Step 3: Upload via the Vocareum File Manager

  1. Navigate to your course and open the assignment's Teacher View

  2. In the file manager, navigate to $ASNLIB/public/docs/

  3. Create the lang directory, and inside it create a subfolder for each language (e.g., en, es, fr)

  4. Upload the corresponding README file into each language folder

That's it! The next time a learner opens the lab, the language dropdown will automatically appear.

Learner Experience

When multilingual instructions are configured:

  1. Language Dropdown — A dropdown selector appears at the top of the instructions panel showing all available languages. Each language is displayed as its code and full name (e.g., "ES - Spanish, Castilian", "FR - French", "ZH-CN - Chinese (Simplified)").

  2. Instant Switching — Selecting a different language from the dropdown immediately loads the instructions in that language. There is no page reload required.

  3. Preference Saved Automatically — The learner's language selection is remembered. When they return to the lab — or navigate to other parts in the same course — their preferred language is pre-selected.

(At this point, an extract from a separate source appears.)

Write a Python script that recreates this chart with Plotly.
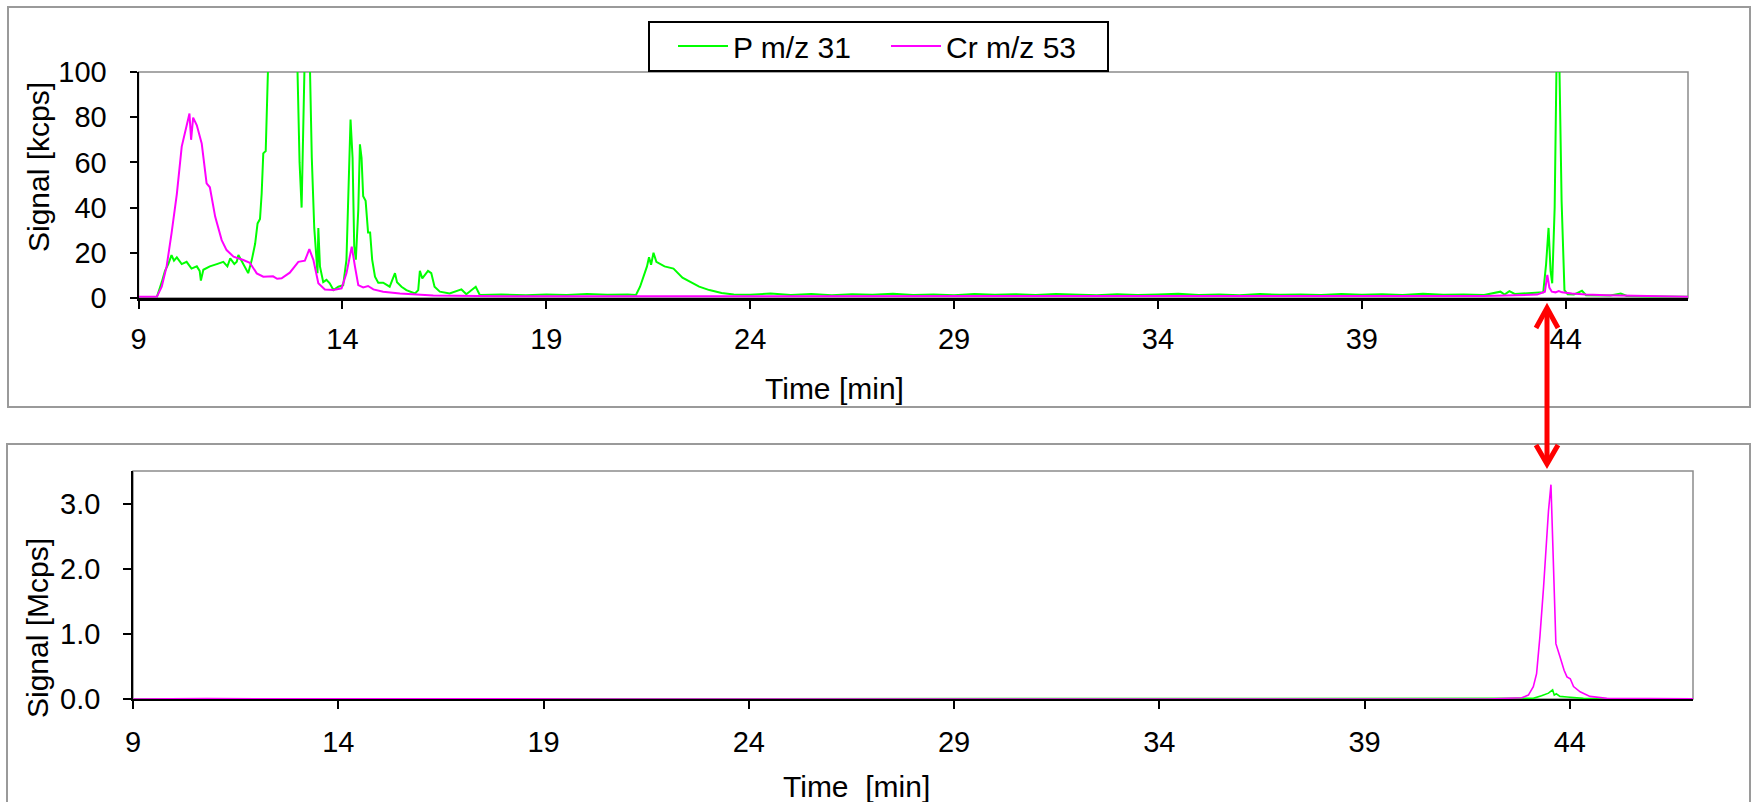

  4. Default Language — If a learner has not previously selected a language, Vocareum defaults to English (en). If en is not available but en-us is, Vocareum will automatically fall back to en-us.

  5. Fallback Behavior — If a learner's previously saved language is no longer available (e.g., the instructor removed that language), the system falls back to the first available language.

Supported Languages

Vocareum supports all ISO 639-1 language codes (190+ languages). Some commonly used codes include:

Code

Language

en

English

es

Spanish

fr

French

de

German

pt

Portuguese

ja

Japanese

ko

Korean

zh-CN

Chinese (Simplified)

zh-TW

Chinese (Traditional)

ar

Arabic

hi

Hindi

it

Italian

ru

Russian

tr

Turkish

vi

Vietnamese

th

Thai

id

Indonesian

nl

Dutch

pl

Polish

sv

Swedish

For the full list, refer to the ISO 639-1 standard.

IDE-Specific Behavior

Vocareum Notebook (Jupyter) & VSCode (Container Labs)

  • Instructions open as a README tab within the IDE

  • The language dropdown appears inside the README tab header

  • Switching languages reloads the README content in the tab

Classic Editor IDE

  • Instructions appear in the left panel (instructions panel)

  • The language dropdown appears at the top-left corner of the instructions panel

  • The panel can be resized or collapsed using the divider

Container Lab IDE

  • Instructions appear in a dedicated README panel

  • The language dropdown appears in the panel header

  • Works identically for both full-screen README mode and side-panel mode

Best Practices

  1. Keep content consistent across languages — Ensure that all language versions of your README cover the same topics, steps, and information. Only the language should differ, not the content structure.

  2. Use the same file format across languages — If your English instructions are in README.md, use README.md for all other languages too. This ensures a consistent rendering experience.

  3. Test all languages — After uploading, open the lab in Student View and verify each language loads correctly by switching through the dropdown.

  4. Use standard language codes — Stick to ISO 639-1 codes for folder names. Vocareum will display the full language name automatically (e.g., a folder named es will show as "ES - Spanish, Castilian" in the dropdown).

  5. Provide English as a baseline — Even if your primary audience speaks another language, including an en folder is recommended as it serves as the default fallback.

Frequently Asked Questions

Q: Do I need to change any part settings to enable multilingual instructions?

A: No. Simply placing README files in the correct lang/ directory structure is enough. Vocareum automatically detects the available languages and shows the dropdown.

Q: What happens if I have a README file in docs/ and also have language folders in docs/lang/?

A: If language folders exist under docs/lang/, Vocareum uses the multilingual setup and the language dropdown appears. The README directly inside docs/ is ignored in this case.

Q: Can different languages use different file formats (e.g., English in .md, Spanish in .html)?

A: Yes, each language folder is scanned independently. You can have README.md in the en folder and README.html in the es folder. However, for a consistent experience, using the same format is recommended.

Q: Is the learner's language preference shared across parts?

A: Yes. The language preference is saved at both the part level and the course level. When a learner selects a language in one part, that preference carries over to other parts in the same course (as long as those parts also have multilingual instructions available in that language).

Q: Can I add or remove languages after learners have already started the lab?

A: Yes. Adding a new language folder will make it appear in the dropdown on the next lab load. Removing a language folder will cause learners who had that language selected to automatically fall back to the first available language.